[start of COLLECTED DATA]
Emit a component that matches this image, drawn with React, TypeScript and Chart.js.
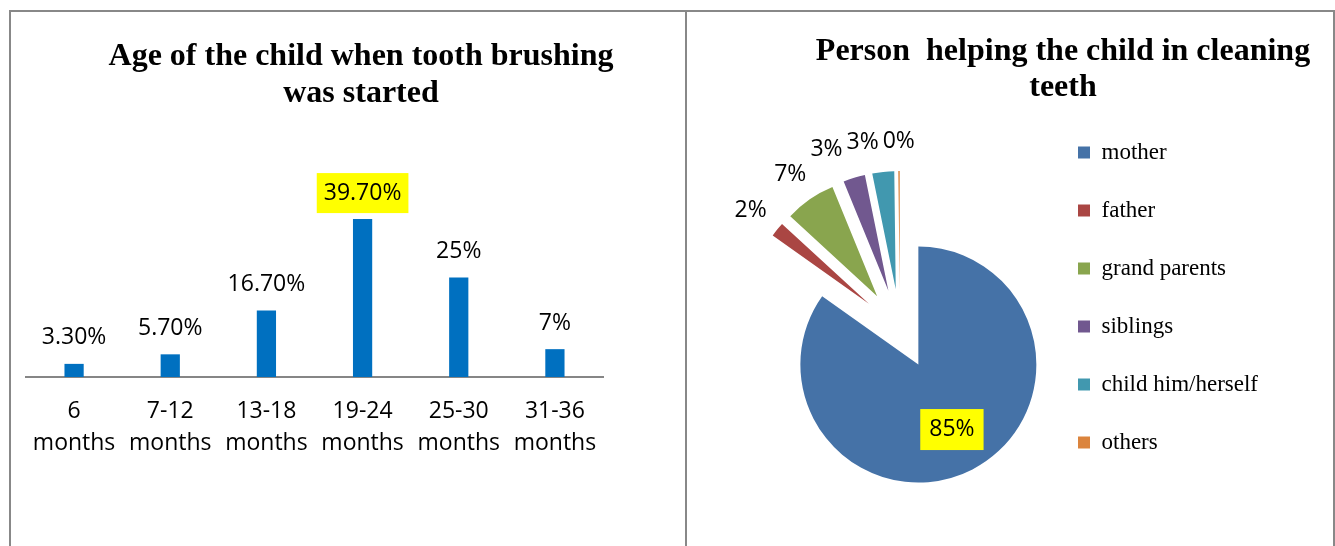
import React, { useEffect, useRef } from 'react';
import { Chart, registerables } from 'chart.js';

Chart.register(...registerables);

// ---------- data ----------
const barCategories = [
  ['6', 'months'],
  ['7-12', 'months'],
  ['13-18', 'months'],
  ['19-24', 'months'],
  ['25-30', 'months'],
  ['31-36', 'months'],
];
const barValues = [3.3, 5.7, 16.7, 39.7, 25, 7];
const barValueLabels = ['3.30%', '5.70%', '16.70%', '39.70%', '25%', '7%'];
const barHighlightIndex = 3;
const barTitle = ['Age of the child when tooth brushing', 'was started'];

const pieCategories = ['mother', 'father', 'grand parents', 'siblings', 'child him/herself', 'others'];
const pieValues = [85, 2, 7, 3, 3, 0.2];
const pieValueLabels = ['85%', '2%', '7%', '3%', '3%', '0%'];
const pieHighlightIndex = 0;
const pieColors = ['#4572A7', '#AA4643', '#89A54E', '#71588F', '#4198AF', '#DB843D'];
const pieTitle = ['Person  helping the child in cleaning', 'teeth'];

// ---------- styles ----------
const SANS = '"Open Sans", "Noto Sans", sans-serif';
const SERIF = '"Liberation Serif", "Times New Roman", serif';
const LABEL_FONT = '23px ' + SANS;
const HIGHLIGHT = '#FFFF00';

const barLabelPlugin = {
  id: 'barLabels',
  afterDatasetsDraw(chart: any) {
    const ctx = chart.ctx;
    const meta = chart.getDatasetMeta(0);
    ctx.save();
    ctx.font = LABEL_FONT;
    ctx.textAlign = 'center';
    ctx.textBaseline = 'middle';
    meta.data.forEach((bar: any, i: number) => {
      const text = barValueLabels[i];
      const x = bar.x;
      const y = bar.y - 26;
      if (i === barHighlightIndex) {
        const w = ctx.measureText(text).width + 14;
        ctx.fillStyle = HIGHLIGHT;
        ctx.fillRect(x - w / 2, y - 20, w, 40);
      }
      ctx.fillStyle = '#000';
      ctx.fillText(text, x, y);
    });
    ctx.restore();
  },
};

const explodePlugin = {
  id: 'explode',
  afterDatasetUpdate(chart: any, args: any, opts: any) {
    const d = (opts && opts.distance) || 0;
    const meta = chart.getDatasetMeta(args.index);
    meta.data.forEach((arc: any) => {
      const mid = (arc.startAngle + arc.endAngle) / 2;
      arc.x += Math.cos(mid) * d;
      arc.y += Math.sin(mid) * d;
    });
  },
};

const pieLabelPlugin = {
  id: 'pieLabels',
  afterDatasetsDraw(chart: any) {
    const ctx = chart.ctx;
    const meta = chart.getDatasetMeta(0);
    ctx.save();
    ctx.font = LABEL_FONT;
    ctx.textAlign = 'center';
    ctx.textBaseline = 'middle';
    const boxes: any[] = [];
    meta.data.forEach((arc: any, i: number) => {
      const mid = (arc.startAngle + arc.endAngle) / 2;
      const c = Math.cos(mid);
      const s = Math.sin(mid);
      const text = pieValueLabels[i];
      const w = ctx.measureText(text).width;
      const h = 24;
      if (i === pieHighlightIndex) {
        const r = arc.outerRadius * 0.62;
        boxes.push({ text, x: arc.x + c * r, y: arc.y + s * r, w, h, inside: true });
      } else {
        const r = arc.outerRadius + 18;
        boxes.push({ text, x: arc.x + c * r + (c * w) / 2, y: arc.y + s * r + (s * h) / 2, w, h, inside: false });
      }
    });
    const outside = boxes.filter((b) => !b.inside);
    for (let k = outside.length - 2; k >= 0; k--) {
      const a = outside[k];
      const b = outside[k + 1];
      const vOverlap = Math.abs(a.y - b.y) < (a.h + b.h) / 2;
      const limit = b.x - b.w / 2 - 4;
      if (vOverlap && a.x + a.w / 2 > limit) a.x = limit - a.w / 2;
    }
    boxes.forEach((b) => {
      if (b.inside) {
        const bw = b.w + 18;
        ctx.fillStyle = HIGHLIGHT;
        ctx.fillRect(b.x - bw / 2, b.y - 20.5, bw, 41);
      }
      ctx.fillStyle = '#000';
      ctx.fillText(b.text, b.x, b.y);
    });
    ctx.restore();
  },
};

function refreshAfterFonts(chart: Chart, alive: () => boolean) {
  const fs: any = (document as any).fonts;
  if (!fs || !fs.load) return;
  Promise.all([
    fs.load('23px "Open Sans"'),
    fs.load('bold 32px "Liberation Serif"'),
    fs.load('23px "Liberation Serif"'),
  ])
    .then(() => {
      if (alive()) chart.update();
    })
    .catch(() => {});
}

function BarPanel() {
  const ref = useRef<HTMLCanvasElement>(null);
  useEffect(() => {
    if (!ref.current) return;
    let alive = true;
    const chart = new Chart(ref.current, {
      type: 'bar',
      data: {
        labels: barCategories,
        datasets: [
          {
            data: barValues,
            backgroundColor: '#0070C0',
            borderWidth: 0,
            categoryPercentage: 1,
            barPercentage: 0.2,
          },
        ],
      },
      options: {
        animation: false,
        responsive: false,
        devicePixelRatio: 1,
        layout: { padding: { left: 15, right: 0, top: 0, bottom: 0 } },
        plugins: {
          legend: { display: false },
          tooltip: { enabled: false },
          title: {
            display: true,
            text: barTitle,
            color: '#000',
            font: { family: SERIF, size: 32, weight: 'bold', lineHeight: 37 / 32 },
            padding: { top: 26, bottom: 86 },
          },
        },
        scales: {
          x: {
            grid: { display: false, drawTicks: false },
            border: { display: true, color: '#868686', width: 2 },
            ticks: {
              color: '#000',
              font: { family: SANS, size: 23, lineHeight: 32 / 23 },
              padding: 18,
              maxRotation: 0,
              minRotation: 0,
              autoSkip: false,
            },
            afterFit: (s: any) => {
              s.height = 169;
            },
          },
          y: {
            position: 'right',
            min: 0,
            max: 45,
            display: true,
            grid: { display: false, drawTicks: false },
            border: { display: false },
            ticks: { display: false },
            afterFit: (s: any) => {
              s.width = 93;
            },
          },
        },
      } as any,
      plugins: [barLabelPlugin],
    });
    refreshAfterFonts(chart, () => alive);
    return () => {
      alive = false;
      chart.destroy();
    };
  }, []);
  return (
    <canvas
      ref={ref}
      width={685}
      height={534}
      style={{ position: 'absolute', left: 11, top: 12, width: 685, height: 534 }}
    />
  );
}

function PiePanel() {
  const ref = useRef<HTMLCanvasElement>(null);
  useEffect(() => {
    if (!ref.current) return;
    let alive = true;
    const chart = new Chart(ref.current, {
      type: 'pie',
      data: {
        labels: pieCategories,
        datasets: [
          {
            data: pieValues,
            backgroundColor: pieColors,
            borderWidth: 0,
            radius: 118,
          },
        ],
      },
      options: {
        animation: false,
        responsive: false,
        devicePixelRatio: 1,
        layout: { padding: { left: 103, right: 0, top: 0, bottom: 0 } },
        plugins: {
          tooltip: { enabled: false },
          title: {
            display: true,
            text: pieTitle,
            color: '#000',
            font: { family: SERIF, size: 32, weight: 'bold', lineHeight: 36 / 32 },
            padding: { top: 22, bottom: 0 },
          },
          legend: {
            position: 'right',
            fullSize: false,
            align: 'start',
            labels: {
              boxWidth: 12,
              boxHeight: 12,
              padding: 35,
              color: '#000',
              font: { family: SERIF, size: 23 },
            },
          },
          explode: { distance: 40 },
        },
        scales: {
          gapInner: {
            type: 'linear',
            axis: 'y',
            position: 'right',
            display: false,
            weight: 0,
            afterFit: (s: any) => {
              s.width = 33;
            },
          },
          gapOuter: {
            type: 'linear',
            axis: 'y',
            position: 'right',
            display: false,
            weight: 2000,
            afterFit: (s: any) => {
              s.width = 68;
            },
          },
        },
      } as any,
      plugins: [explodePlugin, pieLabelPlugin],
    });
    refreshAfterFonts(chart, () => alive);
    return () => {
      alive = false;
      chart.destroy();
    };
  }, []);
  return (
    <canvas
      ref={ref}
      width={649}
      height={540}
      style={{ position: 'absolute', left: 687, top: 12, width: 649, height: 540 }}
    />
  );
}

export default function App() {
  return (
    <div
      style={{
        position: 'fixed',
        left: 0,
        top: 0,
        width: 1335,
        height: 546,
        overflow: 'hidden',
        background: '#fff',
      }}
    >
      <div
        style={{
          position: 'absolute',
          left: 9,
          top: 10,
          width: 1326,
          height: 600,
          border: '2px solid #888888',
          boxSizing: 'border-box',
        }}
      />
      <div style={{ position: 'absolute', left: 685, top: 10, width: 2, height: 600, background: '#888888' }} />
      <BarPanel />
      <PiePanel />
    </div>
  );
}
[end of COLLECTED DATA]
__WORK TO BE COMPLETED__. Could the lines from the top of the material through the line with "const pieTitle = ['Person" be repeated exactly, pictures left out?

__RESPONSE TO THIS EXERCISE__.
Emit a component that matches this image, drawn with React, TypeScript and Chart.js.
import React, { useEffect, useRef } from 'react';
import { Chart, registerables } from 'chart.js';

Chart.register(...registerables);

// ---------- data ----------
const barCategories = [
  ['6', 'months'],
  ['7-12', 'months'],
  ['13-18', 'months'],
  ['19-24', 'months'],
  ['25-30', 'months'],
  ['31-36', 'months'],
];
const barValues = [3.3, 5.7, 16.7, 39.7, 25, 7];
const barValueLabels = ['3.30%', '5.70%', '16.70%', '39.70%', '25%', '7%'];
const barHighlightIndex = 3;
const barTitle = ['Age of the child when tooth brushing', 'was started'];

const pieCategories = ['mother', 'father', 'grand parents', 'siblings', 'child him/herself', 'others'];
const pieValues = [85, 2, 7, 3, 3, 0.2];
const pieValueLabels = ['85%', '2%', '7%', '3%', '3%', '0%'];
const pieHighlightIndex = 0;
const pieColors = ['#4572A7', '#AA4643', '#89A54E', '#71588F', '#4198AF', '#DB843D'];
const pieTitle = ['Person  helping the child in cleaning', 'teeth'];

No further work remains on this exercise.